Your IIoT equipment is installed. You can see the devices on your network. Your log files are being written to when the machine runs. What next?
Initial excitement can soon turn into dismay when you attempt to produce some initial reports from the data that you are gathering.
Why are there so many missing values? What does this mean?
Those readings look far too high. What is going on here?
While frustrating, this is actually progress. The questions are forcing us to understand the process better, and that will eventually lead to improved insight. We can’t optimise a process if we don’t understand it.
Since our intention is likely to be to make predictions about future performance using analytics, we need to be conscious that the statistical methods are only as good as the data they are fed.
If we tell our statistical model that temperature readings of 35C are OK, then we must expect that the predictions will accommodate this. If the readings should not be that high, we are setting our analytics capability up to fail.
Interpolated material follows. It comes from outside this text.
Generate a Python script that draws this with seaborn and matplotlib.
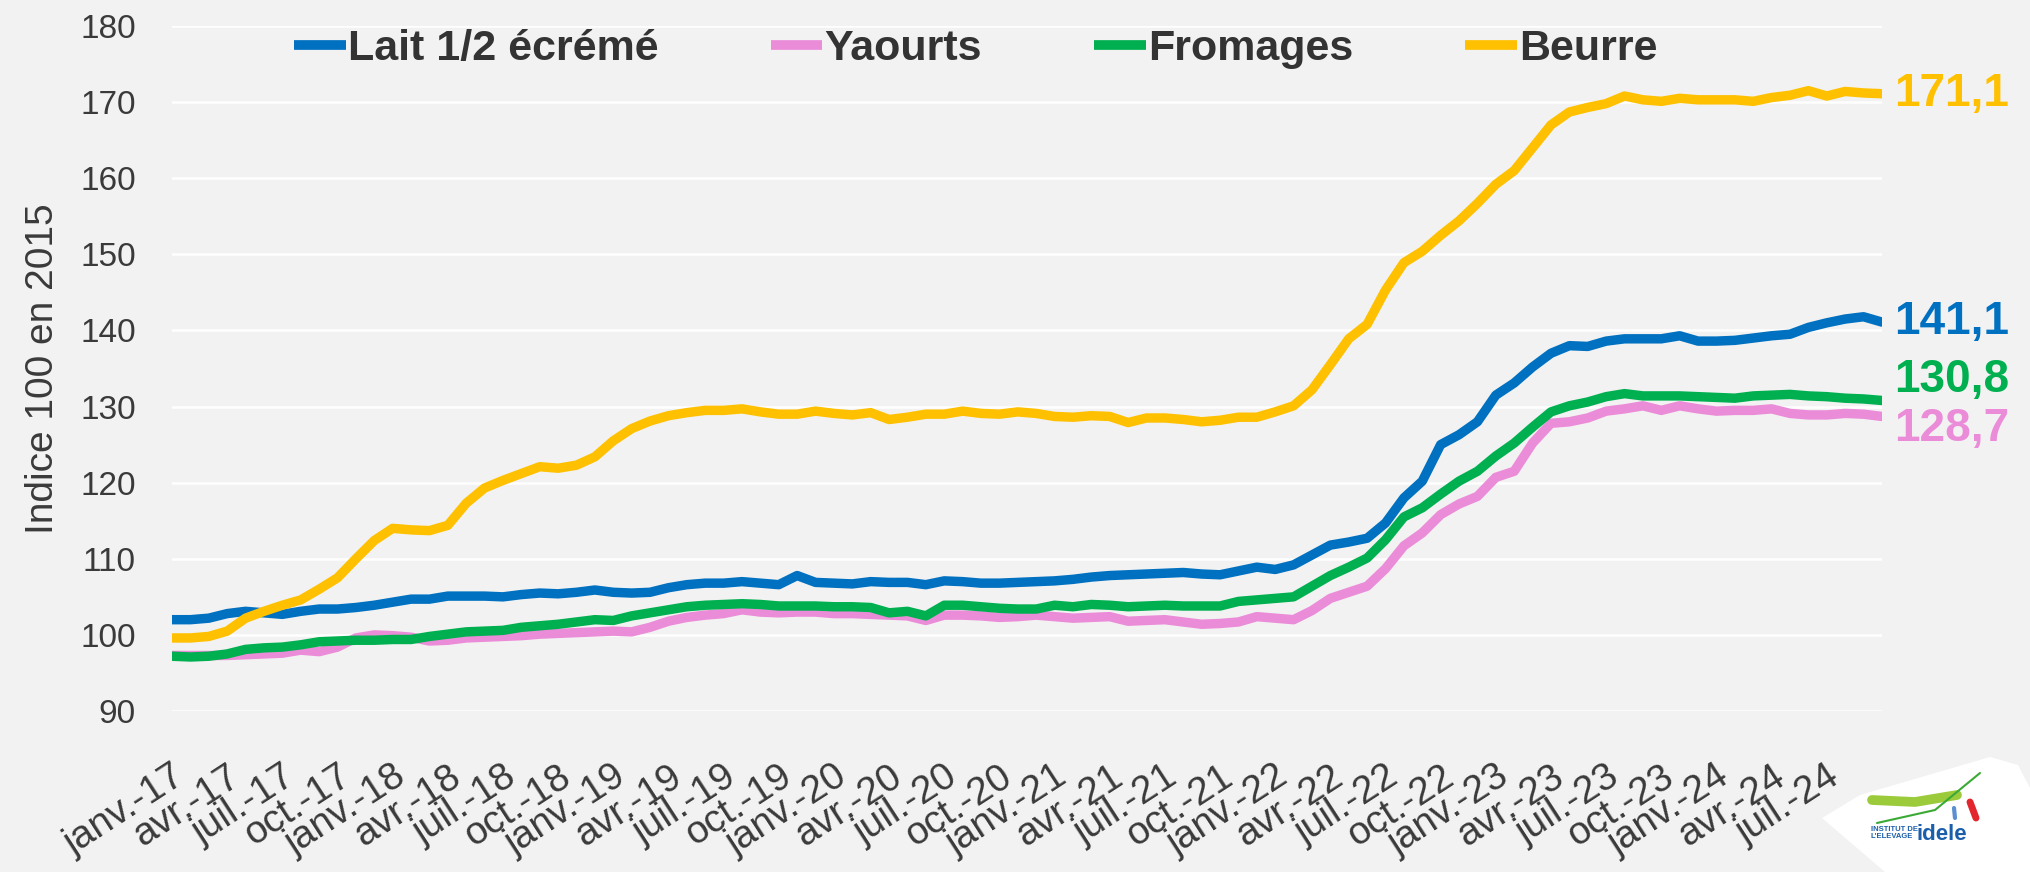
import numpy as np
import pandas as pd
import matplotlib
matplotlib.use("Agg")
import matplotlib.pyplot as plt
import seaborn as sns
from matplotlib import font_manager as fm
from matplotlib.lines import Line2D
from matplotlib.patches import Polygon

# ---------------- data ----------------
series_names = ["Lait 1/2 écrémé", "Yaourts", "Fromages", "Beurre"]
series_colors = ["#0070C0", "#EB8CD8", "#00B050", "#FFC000"]

lait = [102.0, 102.0, 102.2, 102.8, 103.1, 102.9, 102.7, 103.1, 103.4, 103.4,
        103.6, 103.9, 104.3, 104.7, 104.7, 105.1, 105.1, 105.1, 105.0, 105.3,
        105.5, 105.4, 105.6, 105.9, 105.6, 105.5, 105.6, 106.2, 106.6, 106.8,
        106.8, 107.0, 106.8, 106.6, 107.8, 106.9, 106.8, 106.7, 107.0, 106.9,
        106.9, 106.6, 107.1, 107.0, 106.8, 106.8, 106.9, 107.0, 107.1, 107.3,
        107.6, 107.8, 107.9, 108.0, 108.1, 108.2, 108.0, 107.9, 108.4, 108.9,
        108.6, 109.2, 110.5, 111.8, 112.2, 112.7, 114.7, 118.0, 120.2, 125.0,
        126.3, 128.0, 131.5, 133.1, 135.2, 137.0, 138.0, 137.9, 138.6, 138.9,
        138.9, 138.9, 139.3, 138.6, 138.6, 138.7, 139.0, 139.3, 139.5, 140.4,
        141.0, 141.5, 141.8, 141.1]

yaourts = [97.3, 97.3, 97.3, 97.3, 97.4, 97.5, 97.6, 98.0, 97.8, 98.4,
           99.6, 100.0, 99.9, 99.7, 99.2, 99.3, 99.6, 99.7, 99.8, 99.9,
           100.1, 100.2, 100.3, 100.4, 100.5, 100.4, 101.0, 101.8, 102.3, 102.6,
           102.8, 103.3, 103.0, 102.9, 103.0, 103.0, 102.8, 102.8, 102.7, 102.6,
           102.5, 101.9, 102.6, 102.6, 102.5, 102.3, 102.4, 102.6, 102.4, 102.2,
           102.3, 102.4, 101.8, 101.9, 102.0, 101.7, 101.4, 101.5, 101.7, 102.4,
           102.2, 102.0, 103.2, 104.8, 105.6, 106.4, 108.7, 111.7, 113.4, 115.8,
           117.2, 118.2, 120.7, 121.5, 125.2, 127.8, 128.0, 128.5, 129.4, 129.7,
           130.1, 129.5, 130.1, 129.7, 129.4, 129.5, 129.5, 129.7, 129.1, 128.9,
           128.9, 129.1, 129.0, 128.7]

fromages = [97.2, 97.1, 97.2, 97.5, 98.1, 98.3, 98.4, 98.7, 99.1, 99.2,
            99.3, 99.3, 99.4, 99.4, 99.8, 100.1, 100.4, 100.5, 100.6, 101.0,
            101.2, 101.4, 101.7, 102.0, 101.9, 102.5, 102.9, 103.3, 103.7, 103.9,
            104.0, 104.1, 104.0, 103.8, 103.8, 103.8, 103.7, 103.7, 103.6, 102.9,
            103.1, 102.5, 103.9, 103.9, 103.7, 103.5, 103.4, 103.4, 103.9, 103.7,
            104.0, 103.9, 103.7, 103.8, 103.9, 103.8, 103.8, 103.8, 104.4, 104.6,
            104.8, 105.0, 106.4, 107.8, 108.9, 110.1, 112.5, 115.5, 116.7, 118.5,
            120.2, 121.5, 123.5, 125.2, 127.3, 129.3, 130.1, 130.6, 131.3, 131.7,
            131.4, 131.4, 131.4, 131.3, 131.2, 131.1, 131.4, 131.5, 131.6, 131.4,
            131.3, 131.1, 131.0, 130.8]

beurre = [99.6, 99.6, 99.8, 100.5, 102.2, 103.1, 103.9, 104.6, 106.0, 107.5,
          110.0, 112.4, 114.0, 113.8, 113.7, 114.4, 117.3, 119.3, 120.3, 121.2,
          122.1, 121.9, 122.3, 123.4, 125.5, 127.1, 128.1, 128.8, 129.2, 129.5,
          129.5, 129.7, 129.3, 129.0, 129.0, 129.4, 129.1, 128.9, 129.2, 128.3,
          128.6, 129.0, 129.0, 129.4, 129.1, 129.0, 129.3, 129.1, 128.7, 128.6,
          128.8, 128.7, 127.9, 128.5, 128.5, 128.3, 128.0, 128.2, 128.6, 128.6,
          129.3, 130.1, 132.2, 135.5, 138.9, 140.8, 145.3, 148.9, 150.4, 152.5,
          154.4, 156.7, 159.2, 161.0, 164.0, 167.0, 168.7, 169.3, 169.8, 170.8,
          170.3, 170.1, 170.5, 170.3, 170.3, 170.3, 170.1, 170.6, 170.9, 171.5,
          170.8, 171.4, 171.2, 171.1]

end_labels = ["141,1", "128,7", "130,8", "171,1"]

tick_labels = ["janv.-17", "avr.-17", "juil.-17", "oct.-17",
               "janv.-18", "avr.-18", "juil.-18", "oct.-18",
               "janv.-19", "avr.-19", "juil.-19", "oct.-19",
               "janv.-20", "avr.-20", "juil.-20", "oct.-20",
               "janv.-21", "avr.-21", "juil.-21", "oct.-21",
               "janv.-22", "avr.-22", "juil.-22", "oct.-22",
               "janv.-23", "avr.-23", "juil.-23", "oct.-23",
               "janv.-24", "avr.-24", "juil.-24", ""]

y_ticks = [90, 100, 110, 120, 130, 140, 150, 160, 170, 180]

# ---------------- fonts ----------------
def has_font(name):
    try:
        fm.findfont(fm.FontProperties(family=name), fallback_to_default=False)
        return True
    except Exception:
        return False

SANS = "Liberation Sans" if has_font("Liberation Sans") else "DejaVu Sans"
NARROW = "Liberation Sans Narrow" if has_font("Liberation Sans Narrow") else SANS

sns.set_style("white")
plt.rcParams["font.family"] = [SANS, "DejaVu Sans"]
plt.rcParams["lines.solid_joinstyle"] = "round"

BG = "#F2F2F2"
TXT = "#3A3A3A"

values = [lait, yaourts, fromages, beurre]
n = len(lait)
df = pd.concat([pd.DataFrame({"mois": np.arange(len(v)), "indice": v, "produit": name})
                for name, v in zip(series_names, values)], ignore_index=True)

fig = plt.figure(figsize=(20.31, 8.72), dpi=100, facecolor=BG)
ax = fig.add_axes([0.0847, 0.1846, 0.8419, 0.7856], facecolor=BG)

sns.lineplot(data=df, x="mois", y="indice", hue="produit", hue_order=series_names,
             palette=series_colors, linewidth=6.8, legend=False, ax=ax)

ax.set_xlim(0, n - 1)
ax.set_ylim(90, 180)
ax.set_yticks(y_ticks)
ax.set_yticklabels([str(t) for t in y_ticks], fontfamily=NARROW,
                   fontsize=(26 if NARROW != SANS else 24), color=TXT)
ax.tick_params(axis="y", length=0, pad=26)

ax.set_xticks(np.arange(0, n, 3))
ax.set_xticklabels(tick_labels, rotation=33, ha="right", va="top", rotation_mode="anchor",
                   fontsize=28, color=TXT)
ax.tick_params(axis="x", length=8, width=1.5, color="white", pad=26)

ax.grid(axis="y", color="white", linewidth=1.8)
ax.grid(axis="x", visible=False)
for s in ax.spines.values():
    s.set_visible(False)
ax.set_axisbelow(True)
ax.set_xlabel("")
ax.set_ylabel("Indice 100 en 2015", fontsize=28, color=TXT, labelpad=14)

# legend
handles = [Line2D([0], [0], color=c, lw=7, solid_capstyle="butt") for c in series_colors]
leg = ax.legend(handles, series_names, ncol=4, loc="center", bbox_to_anchor=(0.470, 0.967),
                frameon=False, prop=fm.FontProperties(family=SANS, weight="bold", size=31),
                handlelength=1.2, handletextpad=0.05, columnspacing=2.6,
                labelcolor="#333333", borderaxespad=0)

# end labels
offsets = [0, -9, 15, 0]
for v, lab, col, dy in zip(values, end_labels, series_colors, offsets):
    ax.annotate(lab, xy=(n - 1, v[-1]), xytext=(9, dy), textcoords="offset points",
                ha="left", va="center", fontsize=33, fontweight="bold", color=col,
                annotation_clip=False)

# logo (decoration)
W, H = 2031, 872
def fx(x):
    return x / W
def fy(y):
    return 1 - y / H
shape = Polygon([(fx(1822), fy(818)), (fx(1860), fy(795)), (fx(1990), fy(757)),
                 (fx(2018), fy(765)), (fx(2031), fy(790)), (fx(2031), fy(872)),
                 (fx(1885), fy(872))], closed=True, transform=fig.transFigure,
                facecolor="white", edgecolor="none")
fig.add_artist(shape)
fig.add_artist(Line2D([fx(1872), fx(1915), fx(1957)], [fy(800), fy(802), fy(795)],
                      transform=fig.transFigure, color="#9BCB3B", lw=7, solid_capstyle="round"))
fig.add_artist(Line2D([fx(1877), fx(1935), fx(1980)], [fy(823), fy(810), fy(773)],
                      transform=fig.transFigure, color="#3BAA35", lw=1.5))
fig.add_artist(Line2D([fx(1970), fx(1976)], [fy(802), fy(818)],
                      transform=fig.transFigure, color="#E3262E", lw=5))
fig.add_artist(Line2D([fx(1954), fx(1955)], [fy(808), fy(818)],
                      transform=fig.transFigure, color="#5B8FD0", lw=3))
fig.text(fx(1871), fy(833), "INSTITUT DE\nL'ELEVAGE", fontsize=5.5, fontweight="bold",
         color="#1B5FAA", ha="left", va="center", linespacing=1.0)
fig.text(fx(1917), fy(834), "idele", fontsize=16, fontweight="bold", color="#1B5FAA",
         ha="left", va="center")

fig.savefig("out.png", dpi=100, facecolor=BG)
So, to be sure that any subsequent processing of the IIoT data is correct, we need to make sure that our data is ‘clean’. That means, no errors, missing values, inconsistencies, etc.,within the stream of data that is to be scrutinised.
The process of data cleansing is essential for consistent post-processing. It starts with a set of rules that can be automatically applied to the data as it is produced. These rules enforce a level of quality that you understand, so that you are confident that any calculations that are based on that data are sound.
For instance, data from sensors can be noisy. There may be out-of-range values that are irrelevant, or that indicate a problem with a sensor. Similarly, an operating hitch with the equipment may mean that a duplicate value is recorded for the same event.
It might be that a process that requires human input may have contained an error. Or, the system itself may have corrupted some of the data during its storage or transmission to other computational nodes.
It is therefore important to look closely at the data that is produced from an IIoT device, and to evaluate how relevant it is to the objective of your analysis.
An important task is to provide a means by which the data can be visualised, as this significantly aids comprehension. A scatter plot is an effective way of illustrating values that are outliers, which may not have been as obvious in tabular data.
Missing data is often an interesting phenomenon. It immediately raises the quest open of “why” it is absent in the first place, and we need to ascertain the difference between a genuine absence of a value (because nothing was happening) and an error in the dataset. Errors in the dataset can cause issues with subsequent processing, so it might be useful to interpolate a value and have that inserted automatically so that the record is complete. This is something that is best decided in the presence of a domain expert (usually the machine operator), in order to qualify what is the appropriate thing to do.
Clean data is important and the presence of dirty data can scupper the successful implementation of IIoT equipment. Try to see it as part of the process of understanding your system, and it will build your organisation’s capability to understand its processes much faster than any training course.